Abstract: A central problem for democratic consolidation in developing countries has been rapid urbanization, leaving huge populations living in informal slums and peripheral zones with low state presence and weak rule of law. In many slum zones, local governance is provided as much or more by criminal gangs than by the state. There is ample anecdotal and ethnographic evidence that these gangs engage in forms of armed electioneering, often most directly by selling physical access to specific candidates. We probe these dynamics by exploiting the sharp reduction of criminal governance in a subset of Rio de Janeiro’s favelas induced by the Pacification Policing program between 2008 and 2016. Contrary to what conventional wisdom would predict, we find that “Pacified” favelas had systematically less political competition than gang-governed favelas, and that political competition falls the longer a community has been pacified. This suggests that criminal governance is not effective in forcing residents to vote for favored candidates, but rather may induce skepticism, apathy, and generally erratic voting behavior.
"The Scramble for Brazil: How Prison Gangs Colonized a Continent’s Criminal Markets" In progress.
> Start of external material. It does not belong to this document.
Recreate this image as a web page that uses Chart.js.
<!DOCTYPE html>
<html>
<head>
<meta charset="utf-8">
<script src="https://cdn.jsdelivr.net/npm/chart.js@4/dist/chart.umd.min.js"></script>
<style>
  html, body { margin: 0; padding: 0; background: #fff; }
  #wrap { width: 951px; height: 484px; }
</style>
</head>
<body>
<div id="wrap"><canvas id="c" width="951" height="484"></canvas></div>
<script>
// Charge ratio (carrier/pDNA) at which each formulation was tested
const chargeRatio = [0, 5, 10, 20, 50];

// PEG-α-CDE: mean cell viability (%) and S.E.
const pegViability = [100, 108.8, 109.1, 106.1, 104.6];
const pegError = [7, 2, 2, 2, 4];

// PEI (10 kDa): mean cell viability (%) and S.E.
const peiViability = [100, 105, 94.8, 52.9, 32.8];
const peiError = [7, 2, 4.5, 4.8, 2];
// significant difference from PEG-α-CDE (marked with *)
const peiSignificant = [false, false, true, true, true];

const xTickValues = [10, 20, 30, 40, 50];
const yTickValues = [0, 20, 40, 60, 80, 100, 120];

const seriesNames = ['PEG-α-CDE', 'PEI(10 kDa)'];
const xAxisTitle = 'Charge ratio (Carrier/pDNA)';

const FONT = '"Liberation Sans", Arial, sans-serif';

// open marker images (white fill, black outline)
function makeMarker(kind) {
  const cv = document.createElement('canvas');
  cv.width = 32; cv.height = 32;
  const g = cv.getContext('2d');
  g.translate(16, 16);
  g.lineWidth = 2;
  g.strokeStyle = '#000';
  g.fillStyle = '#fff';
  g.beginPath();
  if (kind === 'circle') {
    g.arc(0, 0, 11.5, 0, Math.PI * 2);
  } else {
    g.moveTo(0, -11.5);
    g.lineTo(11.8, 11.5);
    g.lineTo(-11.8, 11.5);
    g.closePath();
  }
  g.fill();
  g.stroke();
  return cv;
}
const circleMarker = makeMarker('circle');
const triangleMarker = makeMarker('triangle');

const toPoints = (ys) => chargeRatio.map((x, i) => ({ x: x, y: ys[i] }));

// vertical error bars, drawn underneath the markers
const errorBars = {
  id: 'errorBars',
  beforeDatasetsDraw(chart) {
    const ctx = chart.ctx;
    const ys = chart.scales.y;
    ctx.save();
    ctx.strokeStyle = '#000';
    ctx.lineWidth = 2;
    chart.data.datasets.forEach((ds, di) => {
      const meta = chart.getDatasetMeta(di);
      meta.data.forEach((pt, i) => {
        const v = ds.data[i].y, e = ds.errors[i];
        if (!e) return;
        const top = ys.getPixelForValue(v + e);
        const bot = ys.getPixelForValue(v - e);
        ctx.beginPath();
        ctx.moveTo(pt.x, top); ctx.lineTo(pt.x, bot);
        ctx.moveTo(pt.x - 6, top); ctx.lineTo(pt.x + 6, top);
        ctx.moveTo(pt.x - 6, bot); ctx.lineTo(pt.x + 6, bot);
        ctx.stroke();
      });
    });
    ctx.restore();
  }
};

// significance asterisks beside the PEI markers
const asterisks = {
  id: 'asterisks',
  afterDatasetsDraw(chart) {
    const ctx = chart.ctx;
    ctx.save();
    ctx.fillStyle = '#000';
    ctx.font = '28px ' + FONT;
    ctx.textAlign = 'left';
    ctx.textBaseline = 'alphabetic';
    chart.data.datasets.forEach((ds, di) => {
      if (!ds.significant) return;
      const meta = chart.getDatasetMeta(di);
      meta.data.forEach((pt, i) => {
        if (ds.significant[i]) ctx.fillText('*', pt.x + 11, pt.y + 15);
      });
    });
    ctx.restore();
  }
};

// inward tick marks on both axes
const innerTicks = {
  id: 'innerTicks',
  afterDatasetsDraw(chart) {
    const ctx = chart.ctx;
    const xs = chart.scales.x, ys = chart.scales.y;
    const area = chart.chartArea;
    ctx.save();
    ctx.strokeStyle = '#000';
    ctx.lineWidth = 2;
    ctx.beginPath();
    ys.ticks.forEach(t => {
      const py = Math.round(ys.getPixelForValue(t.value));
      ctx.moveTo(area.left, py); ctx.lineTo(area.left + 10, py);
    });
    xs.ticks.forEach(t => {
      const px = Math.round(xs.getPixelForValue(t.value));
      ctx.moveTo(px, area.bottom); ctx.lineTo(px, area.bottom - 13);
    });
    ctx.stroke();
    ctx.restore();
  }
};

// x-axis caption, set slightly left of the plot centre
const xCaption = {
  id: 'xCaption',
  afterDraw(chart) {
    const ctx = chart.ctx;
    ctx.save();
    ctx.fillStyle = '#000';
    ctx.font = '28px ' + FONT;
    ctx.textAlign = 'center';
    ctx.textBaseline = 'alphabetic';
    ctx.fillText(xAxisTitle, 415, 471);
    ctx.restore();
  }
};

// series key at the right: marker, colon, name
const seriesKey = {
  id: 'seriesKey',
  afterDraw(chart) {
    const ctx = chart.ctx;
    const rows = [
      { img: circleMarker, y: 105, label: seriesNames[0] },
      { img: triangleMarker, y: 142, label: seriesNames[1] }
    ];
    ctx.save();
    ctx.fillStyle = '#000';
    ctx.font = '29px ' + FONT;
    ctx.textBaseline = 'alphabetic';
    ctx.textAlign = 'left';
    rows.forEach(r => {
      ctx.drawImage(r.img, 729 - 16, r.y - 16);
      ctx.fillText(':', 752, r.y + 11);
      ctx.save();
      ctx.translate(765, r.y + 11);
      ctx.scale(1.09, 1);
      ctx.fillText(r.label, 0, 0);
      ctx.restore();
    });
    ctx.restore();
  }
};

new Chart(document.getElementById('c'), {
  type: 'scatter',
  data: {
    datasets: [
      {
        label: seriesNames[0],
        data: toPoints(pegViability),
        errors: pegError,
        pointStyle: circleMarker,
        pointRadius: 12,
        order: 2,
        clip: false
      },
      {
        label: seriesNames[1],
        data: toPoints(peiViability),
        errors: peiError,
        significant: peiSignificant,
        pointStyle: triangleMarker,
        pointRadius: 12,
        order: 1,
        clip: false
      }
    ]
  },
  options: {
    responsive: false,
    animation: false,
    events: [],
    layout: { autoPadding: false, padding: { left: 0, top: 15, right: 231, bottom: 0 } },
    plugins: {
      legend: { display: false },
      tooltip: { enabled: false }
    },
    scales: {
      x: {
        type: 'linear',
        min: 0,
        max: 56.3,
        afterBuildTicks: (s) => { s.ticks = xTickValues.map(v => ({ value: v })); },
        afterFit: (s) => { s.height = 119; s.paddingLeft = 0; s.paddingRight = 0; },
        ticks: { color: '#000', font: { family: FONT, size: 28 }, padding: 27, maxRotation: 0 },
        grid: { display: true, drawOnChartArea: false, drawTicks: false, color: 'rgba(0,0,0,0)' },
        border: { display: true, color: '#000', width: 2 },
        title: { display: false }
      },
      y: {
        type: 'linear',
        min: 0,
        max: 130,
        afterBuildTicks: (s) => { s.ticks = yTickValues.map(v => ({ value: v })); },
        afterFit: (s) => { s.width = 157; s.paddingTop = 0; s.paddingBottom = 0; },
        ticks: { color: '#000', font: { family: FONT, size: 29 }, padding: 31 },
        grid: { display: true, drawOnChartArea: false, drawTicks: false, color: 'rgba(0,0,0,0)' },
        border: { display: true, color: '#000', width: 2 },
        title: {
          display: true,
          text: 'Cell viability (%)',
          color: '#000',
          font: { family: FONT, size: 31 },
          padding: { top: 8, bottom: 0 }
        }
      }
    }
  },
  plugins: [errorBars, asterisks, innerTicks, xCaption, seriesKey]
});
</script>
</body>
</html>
Abstract: Throughout the Americas, prison gangs have learned to establish governance over street-level actors. The leading example is Brazil’s Primerio Comando da Capital (PCC), which since 2001 imposes social order and alternative justice throughout the São Paulo urban periphery. Its recent expansion into every state in Brazil is reshaping criminal markets across the country. The PCC's superior organization and bureaucratic structure give it technological advantages over local rivals and Rio's older and cruder Comando Vermelho, making it the largest criminal group in the country. However, It has also faced strong resistance from these gangs, seriously impeding its imperial ambition. I argue that the Comando Vermelho's more charismatic style of rule has proven resilient despite its inefficiency, because is ultimately better suited to the criminal enterprise.